Aim of the task: In the listing that follows, retype every line from the first through the one containing "1.00, 1.00, 1.00]". Pictures are to be left out.

>> start

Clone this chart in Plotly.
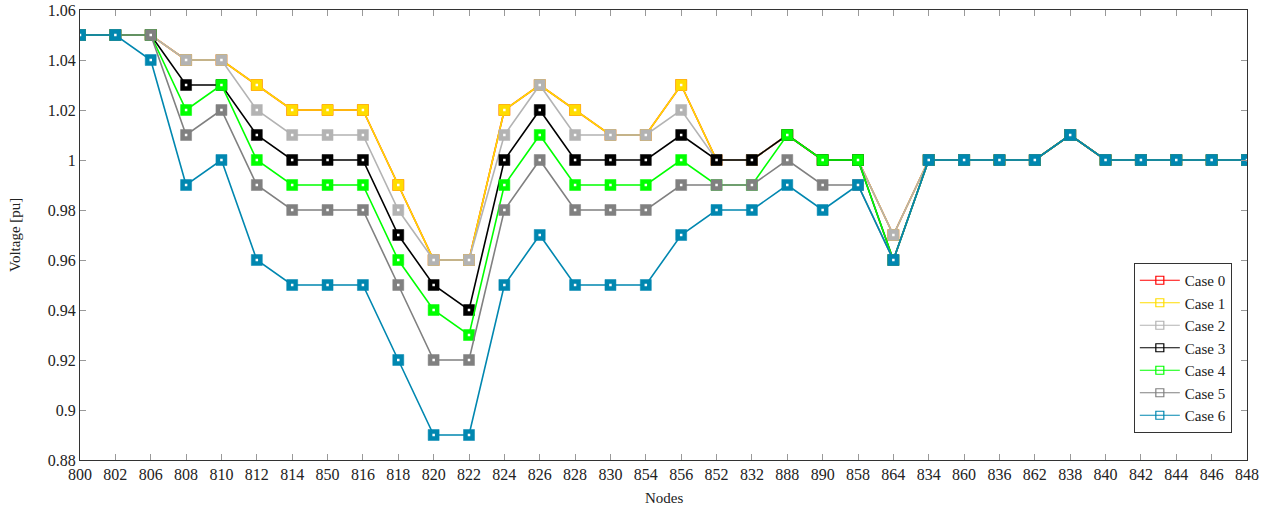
import plotly.graph_objects as go

nodes = ["800", "802", "806", "808", "810", "812", "814", "850", "816", "818",
         "820", "822", "824", "826", "828", "830", "854", "856", "852", "832",
         "888", "890", "858", "864", "834", "860", "836", "862", "838", "840",
         "842", "844", "846", "848"]

tail = [1.00, 1.00, 1.00, 1.00, 1.01, 1.00, 1.00, 1.00, 1.00, 1.00]

case0 = [1.05, 1.05, 1.05, 1.04, 1.04, 1.03, 1.02, 1.02, 1.02, 0.99,
         0.96, 0.96, 1.02, 1.03, 1.02, 1.01, 1.01, 1.03, 1.00, 1.00,
         1.01, 1.00, 1.00, 0.97] + tail
case1 = [1.05, 1.05, 1.05, 1.04, 1.04, 1.03, 1.02, 1.02, 1.02, 0.99,
         0.96, 0.96, 1.02, 1.03, 1.02, 1.01, 1.01, 1.03, 1.00, 1.00,
         1.01, 1.00, 1.00, 0.97] + tail
case2 = [1.05, 1.05, 1.05, 1.04, 1.04, 1.02, 1.01, 1.01, 1.01, 0.98,
         0.96, 0.96, 1.01, 1.03, 1.01, 1.01, 1.01, 1.02, 1.00, 1.00,
         1.01, 1.00, 1.00, 0.97] + tail
case3 = [1.05, 1.05, 1.05, 1.03, 1.03, 1.01, 1.00, 1.00, 1.00, 0.97,
         0.95, 0.94, 1.00, 1.02, 1.00, 1.00, 1.00, 1.01, 1.00, 1.00,
         1.01, 1.00, 1.00, 0.96] + tail
case4 = [1.05, 1.05, 1.05, 1.02, 1.03, 1.00, 0.99, 0.99, 0.99, 0.96,
         0.94, 0.93, 0.99, 1.01, 0.99, 0.99, 0.99, 1.00, 0.99, 0.99,
         1.01, 1.00, 1.00, 0.96] + tail
case5 = [1.05, 1.05, 1.05, 1.01, 1.02, 0.99, 0.98, 0.98, 0.98, 0.95,
         0.92, 0.92, 0.98, 1.00, 0.98, 0.98, 0.98, 0.99, 0.99, 0.99,
         1.00, 0.99, 0.99, 0.96] + tail
case6 = [1.05, 1.05, 1.04, 0.99, 1.00, 0.96, 0.95, 0.95, 0.95, 0.92,
         0.89, 0.89, 0.95, 0.97, 0.95, 0.95, 0.95, 0.97, 0.98, 0.98,
         0.99, 0.98, 0.99, 0.96] + tail

series = [case0, case1, case2, case3, case4, case5, case6]
names = ["Case 0", "Case 1", "Case 2", "Case 3", "Case 4", "Case 5", "Case 6"]
colors = ["#ff0000", "#ffdd00", "#b3b3b3", "#000000", "#00ff00", "#808080", "#0087b0"]

ytickvals = [0.88, 0.90, 0.92, 0.94, 0.96, 0.98, 1.00, 1.02, 1.04, 1.06]
yticktext = ["0.88", "0.9", "0.92", "0.94", "0.96", "0.98", "1", "1.02", "1.04", "1.06"]

FONT = "Liberation Serif"

fig = go.Figure()
for ys, nm, col in zip(series, names, colors):
    fig.add_trace(go.Scatter(
        x=nodes, y=ys, mode="lines+markers", name=nm, showlegend=False,
        line=dict(color=col, width=1.6),
        marker=dict(symbol="square", size=11, color=col, line=dict(color=col, width=0.5)),
    ))
    fig.add_trace(go.Scatter(
        x=nodes, y=ys, mode="markers", showlegend=False, hoverinfo="skip",
        marker=dict(symbol="square", size=2.5, color="white"),
    ))
for nm, col in zip(names, colors):
    fig.add_trace(go.Scatter(
        x=[None], y=[None], mode="lines+markers", name=nm,
        line=dict(color=col, width=1.2),
        marker=dict(symbol="square-open", size=8, color=col, line=dict(color=col, width=1.2)),
    ))

fig.update_layout(
    width=1274, height=510,
    margin=dict(l=80, r=27, t=10, b=50),
    plot_bgcolor="white", paper_bgcolor="white",
    font=dict(family=FONT, size=15, color="#222"),
    legend=dict(
        x=0.987, y=0.06, xanchor="right", yanchor="bottom",
        bordercolor="#333", borderwidth=1, bgcolor="white",
        font=dict(family=FONT, size=15), itemwidth=40,
        tracegroupgap=0,
    ),
    annotations=[
        dict(text="Nodes", xref="paper", yref="paper", x=0.5, y=-0.084,
             xanchor="center", yanchor="middle", showarrow=False,
             font=dict(family=FONT, size=15, color="#222")),
        dict(text="Voltage [pu]", xref="paper", yref="paper", x=-0.0557, y=0.5,
             xanchor="center", yanchor="middle", textangle=-90, showarrow=False,
             font=dict(family=FONT, size=15, color="#222")),
    ],
)
fig.update_xaxes(
    type="category", range=[0, len(nodes) - 1], automargin=False,
    ticklabeloverflow="allow",
    showline=True, linecolor="#333", linewidth=1.2, mirror="ticks",
    ticks="inside", ticklen=6, tickcolor="#999",
    showgrid=False, zeroline=False,
    tickfont=dict(family=FONT, size=16),
)
fig.update_yaxes(
    range=[0.88, 1.06], tickvals=ytickvals, ticktext=yticktext, automargin=False,
    ticklabeloverflow="allow",
    showline=True, linecolor="#333", linewidth=1.2, mirror="ticks",
    ticks="inside", ticklen=6, tickcolor="#999",
    showgrid=False, zeroline=False,
    tickfont=dict(family=FONT, size=16),
)

fig.write_html("out.html", config={"displayModeBar": False},
               post_script="document.body.style.margin='0px';")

>> end

The answer:
Clone this chart in Plotly.
import plotly.graph_objects as go

nodes = ["800", "802", "806", "808", "810", "812", "814", "850", "816", "818",
         "820", "822", "824", "826", "828", "830", "854", "856", "852", "832",
         "888", "890", "858", "864", "834", "860", "836", "862", "838", "840",
         "842", "844", "846", "848"]

tail = [1.00, 1.00, 1.00, 1.00, 1.01, 1.00, 1.00, 1.00, 1.00, 1.00]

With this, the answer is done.